Business News Digital Labels & Publishers Top Stories

MMF challenges Sony/ATV’s threat to withdraw from collective licensing

By | Published on Wednesday 16 July 2014


The UK’s Music Managers Forum has responded to the letter sent last week by Sony/ATV chief Marty Bandier to American songwriters allied to the music publisher, in which he said that complete withdrawal from the performing right collecting societies Stateside was an option if current efforts to reform collective licensing rules were not successful.

As previously reported, the big music publishers in the US have called on the country’s Department Of Justice to review the so called ‘consent decrees’ that regulate the collective licensing dealings of American performing right societies BMI and ASCAP in America. The DoJ has now requested information from the societies and big publishers as part of that review.

The current campaign for reform was motivated by court rulings that said that the US publishers couldn’t withdraw just their digital rights from the collective licensing system. The major publishers in America want to start licensing some digital services – and especially Pandora – directly, because they reckon they could get a better deal if they negotiate without the extra rules that govern collecting society deal-making.

Indeed, some publishers, including Sony/ATV and its EMI Music Publishing subsidiary, had already started the direct licensing process before a judge told them they were obliged to licence through BMI and ASCAP. But so keen are the publishers to move into direct licensing for digital, the threat has been made that if the DoJ doesn’t provide the reforms they need, they will seriously consider withdrawing from collective licensing completely. And that threat was reaffirmed in Bandier’s letter last week.

However, some reckon that the threat is a bluff. Partly because no publisher really wants to have to licence every radio station, gig promoter and music-playing bar who plays their works in public. And partly because some lawyers reckon there are all sorts of legal complications with a complete withdrawal from the collecting society system. Indeed, some argue just digital withdrawal of a publisher’s complete catalogue isn’t technically possible either.

The complications come from the way contracts between songwriters and publishers are written, and how deals differ in Europe from the US, especially when it comes to the distinctions made between so called ‘mechanical’ and ‘performance’ rights. Publishing contracts have also evolved over time.

In a statement issued yesterday, the MMF said that it agreed with Sony/ATV that the consent decrees governing US collective licensing were in dire need of reform, and that it hoped the DoJ’s review would do so. But the trade group added that it was “alarmed at the suggestion by any music publisher, especially one with such considerable market power as Sony/ATV, that they would withdraw from the performing right organisations”.

The MMF points out that a move, by the publishers, to direct licensing, where blanket licences are required, would further complicate the music licensing eco-system. Plus the MMF argues that Sony/ATV doesn’t actually have the right to withdraw many of the works in its catalogue by non-US writers, because those writers have likely retained control over the allocation of their performance rights, even though the publisher shares in the revenue.

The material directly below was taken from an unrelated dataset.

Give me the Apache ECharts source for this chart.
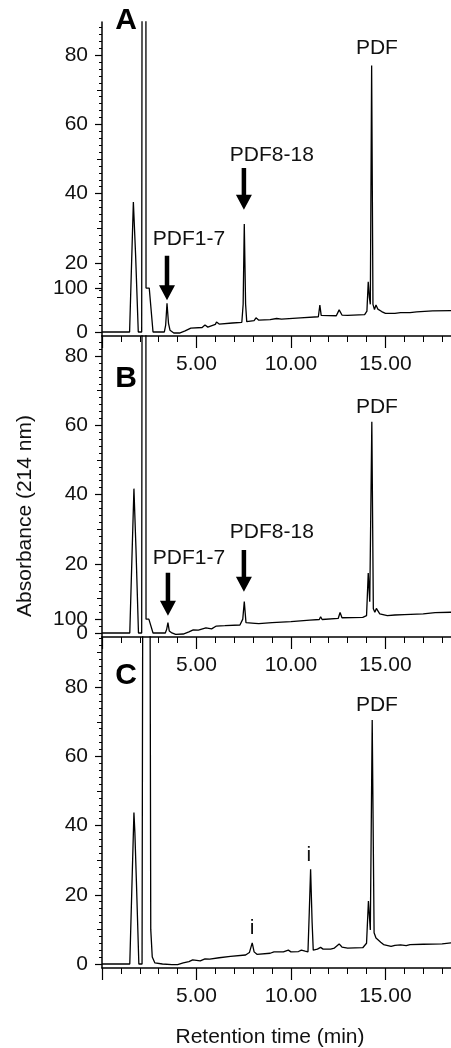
<!DOCTYPE html>
<html><head><meta charset="utf-8">
<script src="https://cdn.jsdelivr.net/npm/echarts@6/dist/echarts.min.js"></script>
<style>html,body{margin:0;padding:0;background:#fff}#c{width:451px;height:1048px}</style>
</head><body><div id="c"></div>
<script>
// ---- data (retention time min, absorbance) ----
const traceA = [[0,0],[1.46,0],[1.66,37.6],[1.78,22],[1.92,0],[2.1,0],[2.16,300],[2.31,300],[2.33,12.7],[2.5,12.7],[2.7,0],[3.3,0],[3.37,2],[3.44,8.3],[3.52,2.5],[3.6,0.5],[3.8,-0.3],[4.1,-0.3],[4.4,0.3],[4.7,1.1],[5.3,1.3],[5.45,2],[5.6,1.4],[6.0,2.2],[6.06,2.9],[6.2,2.3],[6.9,2.6],[7.4,2.8],[7.47,8],[7.53,31.2],[7.6,8],[7.66,3],[8.05,3.3],[8.15,4.1],[8.3,3.4],[8.9,3.6],[9.24,3.9],[9.5,3.7],[10.5,4.1],[11.45,4.4],[11.53,7.8],[11.6,4.8],[11.7,4.5],[12.4,4.7],[12.55,6.4],[12.7,4.9],[13.0,4.8],[13.9,5],[14.02,6],[14.09,14.5],[14.15,10],[14.2,8],[14.27,77],[14.34,8],[14.42,6.5],[14.5,7.8],[14.6,6.6],[14.8,5.9],[15.0,5.4],[15.5,5.4],[15.8,5.6],[16.3,5.6],[16.65,5.8],[17.5,6.1],[18.5,6.2]];
const traceB = [[0,0],[1.47,0],[1.69,41.7],[1.8,24],[1.93,0],[2.1,0],[2.16,300],[2.31,300],[2.33,4],[2.48,4],[2.7,0],[3.35,0],[3.42,1],[3.49,3.0],[3.56,0.6],[3.7,0],[3.9,-0.4],[4.3,-0.3],[4.6,0.3],[4.83,0.9],[5.1,0.8],[5.5,1.5],[5.8,1.2],[6.05,2],[6.5,2.1],[7.3,2.3],[7.45,4],[7.53,9.1],[7.62,3],[7.7,2.5],[8.1,2.8],[8.3,2.7],[9,3],[10,3.3],[11,3.7],[11.5,3.9],[11.57,4.7],[11.65,3.9],[12.5,4.2],[12.6,5.9],[12.7,4.4],[13.8,4.5],[14.0,5],[14.09,17.3],[14.17,9],[14.28,61],[14.36,7],[14.44,6],[14.52,7.1],[14.7,5.5],[15.1,5],[15.5,5.2],[16,5.3],[17,5.5],[17.63,5.9],[18.5,6]];
const traceC = [[0,0],[1.47,0],[1.69,43.8],[1.74,38],[1.82,24],[1.95,0],[2.12,0],[2.22,300],[2.47,300],[2.58,10],[2.66,2],[2.8,0.3],[3.2,0],[3.7,-0.2],[4.0,-0.2],[4.3,0.3],[4.6,0.7],[4.8,1.2],[4.9,0.8],[5.2,0.9],[5.45,1.5],[5.7,1.4],[6.2,1.8],[6.8,2.2],[7.6,2.6],[7.8,3.3],[7.95,6.1],[8.05,3.5],[8.2,2.8],[8.9,3.1],[9.1,3.5],[9.6,3.5],[9.7,3.1],[9.86,4],[10.0,3.5],[10.4,3.6],[10.55,4],[10.75,3.7],[10.9,3.5],[10.97,15],[11.04,27.4],[11.12,12],[11.18,4],[11.4,4.3],[11.57,4.8],[11.7,4.3],[12.1,4.3],[12.3,4.6],[12.55,5.8],[12.7,4.9],[13.0,4.6],[13.8,4.7],[14.0,6],[14.1,18.2],[14.2,9.8],[14.3,70.5],[14.4,9],[14.5,7.5],[14.6,7.2],[14.75,6.3],[14.9,5.6],[15.0,5.2],[15.3,5.1],[15.5,5.4],[15.8,5.5],[16.1,5.3],[16.3,5.6],[17,5.7],[18,5.8],[18.5,6.1]];

const yTickLabels = [0, 20, 40, 60, 80];
const xTickLabels = [5, 10, 15];
const panelLetters = ['A', 'B', 'C'];
// extra "100" tick level of each panel (value on the panel's own scale), null = none
const extraLevel = [12.7, 4, null];
// peak labels [panel, text, x, y]
const peakLabels = [
  [0, 'PDF', 14.55, 82.1], [0, 'PDF8-18', 8.99, 51.2], [0, 'PDF1-7', 4.6, 26.9],
  [1, 'PDF', 14.55, 65.3], [1, 'PDF8-18', 8.99, 29.2], [1, 'PDF1-7', 4.6, 21.7],
  [2, 'PDF', 14.55, 74.9], [2, 'i', 7.94, 10.4], [2, 'i', 10.95, 31.5]
];
// arrows [panel, x, yTop, yTip]
const arrows = [[0, 3.44, 22, 9.2], [0, 7.51, 47.4, 35.3], [1, 3.49, 17.4, 5.0], [1, 7.51, 24, 11.9]];

const traces = [traceA, traceB, traceC];
const xMax = 18.47;
const yMin = -1.16;
const yMax = [89.6, 85.8, 94.5];
const gridTop = [22, 336, 637];
const gridH = [314, 301, 331];
const FONT = 'Liberation Sans, Arial, Helvetica, sans-serif';

const chart = echarts.init(document.getElementById('c'), null, {renderer: 'canvas'});
const grids = [], xAxes = [], yAxes = [], series = [];
const xMajor = [0, 5, 10, 15], xMinor = [];
for (let v = 1; v <= xMax; v++) if (v % 5 !== 0) xMinor.push(v);
for (let g = 0; g < 3; g++) {
  grids.push({left: 102, right: 0, top: gridTop[g], height: gridH[g], containLabel: false});
  xAxes.push({
    type: 'value', gridIndex: g, position: 'bottom', min: 0, max: xMax,
    axisLine: {onZero: false, lineStyle: {color: '#000', width: 1.5}},
    axisTick: {customValues: xMajor, length: 12, lineStyle: {color: '#000', width: 1.2}},
    splitLine: {show: false},
    axisLabel: {customValues: xTickLabels, color: '#111', fontSize: 21, fontFamily: FONT, margin: 18,
      formatter: v => v.toFixed(2)}
  });
  xAxes.push({
    type: 'value', gridIndex: g, position: 'bottom', min: 0, max: xMax,
    axisLine: {show: false, onZero: false},
    axisTick: {customValues: xMinor, length: 6, lineStyle: {color: '#000', width: 1}},
    splitLine: {show: false}, axisLabel: {show: false}
  });
  const majors = yTickLabels.filter(v => v <= yMax[g]);
  const minors = [], mediums = [];
  for (let v = 0; v <= yMax[g]; v += 2) { if (v % 10 !== 0) minors.push(v); }
  for (let v = 10; v <= yMax[g]; v += 20) mediums.push(v);
  const majorTicks = majors.slice();
  if (extraLevel[g] !== null) majorTicks.push(extraLevel[g]);
  yAxes.push({
    type: 'value', gridIndex: g, position: 'left', min: yMin, max: yMax[g],
    axisLine: {show: true, onZero: false, lineStyle: {color: '#000', width: 1.5}},
    axisTick: {show: true, customValues: majorTicks, length: 7, lineStyle: {color: '#000', width: 1.2}},
    axisLabel: {customValues: majors, color: '#111', fontSize: 21, fontFamily: FONT, margin: 14},
    splitLine: {show: false}
  });
  yAxes.push({
    type: 'value', gridIndex: g, position: 'left', min: yMin, max: yMax[g],
    axisLine: {show: false, onZero: false},
    axisTick: {show: true, customValues: minors, length: 3, lineStyle: {color: '#000', width: 1}},
    axisLabel: {show: false}, splitLine: {show: false}
  });
  yAxes.push({
    type: 'value', gridIndex: g, position: 'left', min: yMin, max: yMax[g],
    axisLine: {show: false, onZero: false},
    axisTick: {show: true, customValues: mediums, length: 5, lineStyle: {color: '#000', width: 1}},
    axisLabel: {show: extraLevel[g] !== null, customValues: extraLevel[g] !== null ? [extraLevel[g]] : [],
      formatter: () => '100', color: '#111', fontSize: 21, fontFamily: FONT, margin: 14},
    splitLine: {show: false}
  });
  series.push({
    type: 'line', xAxisIndex: 2 * g, yAxisIndex: 3 * g, data: traces[g],
    showSymbol: false, symbol: 'none', clip: true, animation: false,
    lineStyle: {color: '#000', width: 1.3}
  });
}

chart.setOption({
  animation: false,
  backgroundColor: '#fff',
  grid: grids, xAxis: xAxes, yAxis: yAxes, series: series
});

const gfx = [];
const px = (g, p) => chart.convertToPixel({seriesIndex: g}, p);
peakLabels.forEach(([g, t, x, y]) => {
  const p = px(g, [x, y]);
  gfx.push({type: 'text', x: p[0], y: p[1], z: 10,
    style: {text: t, fill: '#111', font: '21px ' + FONT, align: 'center', verticalAlign: 'middle'}});
});
arrows.forEach(([g, x, yTop, yTip]) => {
  const a = px(g, [x, yTop]), b = px(g, [x, yTip]);
  const cx = a[0], hw = 2.25, hh = 15, hx = 8;
  gfx.push({type: 'polygon', z: 10, shape: {points: [
    [cx - hw, a[1]], [cx + hw, a[1]], [cx + hw, b[1] - hh], [cx + hx, b[1] - hh],
    [cx, b[1]], [cx - hx, b[1] - hh], [cx - hw, b[1] - hh]]}, style: {fill: '#000'}});
});
const letterPos = [[126, 21], [126, 379], [126, 676]];
panelLetters.forEach((L, i) => {
  gfx.push({type: 'text', x: letterPos[i][0], y: letterPos[i][1], z: 10,
    style: {text: L, fill: '#000', font: 'bold 30px ' + FONT, align: 'center', verticalAlign: 'middle'}});
});
gfx.push({type: 'text', x: 25, y: 516, rotation: Math.PI / 2, z: 10,
  style: {text: 'Absorbance (214 nm)', fill: '#111', font: '21px ' + FONT, align: 'center', verticalAlign: 'middle'}});
gfx.push({type: 'text', x: 270, y: 1037, z: 10,
  style: {text: 'Retention time (min)', fill: '#111', font: '21px ' + FONT, align: 'center', verticalAlign: 'middle'}});
chart.setOption({graphic: gfx});
</script>
</body></html>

Where such writers have then appointed a non-US society to administer their performing rights, that society – not Sony/ATV – allows BMI or ASCAP to licence the song in America. Says the MMF: “Publishing contracts outside the USA only give the publisher a right to share in the revenue from the performing right, but not ownership of the right itself. As long as [songwriters] continue as members of their local [societies], no US publisher can issue licences for their work”.

The organisation adds: “As far as we’re aware, the letter from Sony/ATV was not sent to non-US writers, once again highlighting the complications posed for licensees of territorial posturing in a global digital marketplace”.

In addition to the contractual challenges collective licensing withdrawal in the US would cause – which at best would result in a further division of catalogue (with many non-US works having to be licensed differently to US works, which is particularly tricky where you have a co-write between American and non-American songwriters) – the MMF has other reasons to be against moves in the publishing sector to shift from collective to direct licensing. Indeed, the artist manager trade group has previously criticised the record labels for mainly licensing digital directly, and for the same reason.

And that is that when big rights owners licence digital services directly, especially start-ups, they often negotiate large advances and equity, the benefits of which are rarely shared with artists and songwriters. Indeed some managers might argue that while direct dealing with digital may be more lucrative for Sony/ATV, artists and songwriters could be worse off.

The MMF statement says: “Writers’ contracts routinely state that they are not entitled to be paid a share of revenue that is paid as advances, lump sums or is not able to be ‘directly and identifiably’ attributed to their work. How confident can writers be that they will be paid their shares of direct licence monies?”

All of which means that collecting society reform in the US – whether nominal or radical – could have considerable impact beyond the States. And could further complicate the already too complicated music licensing framework.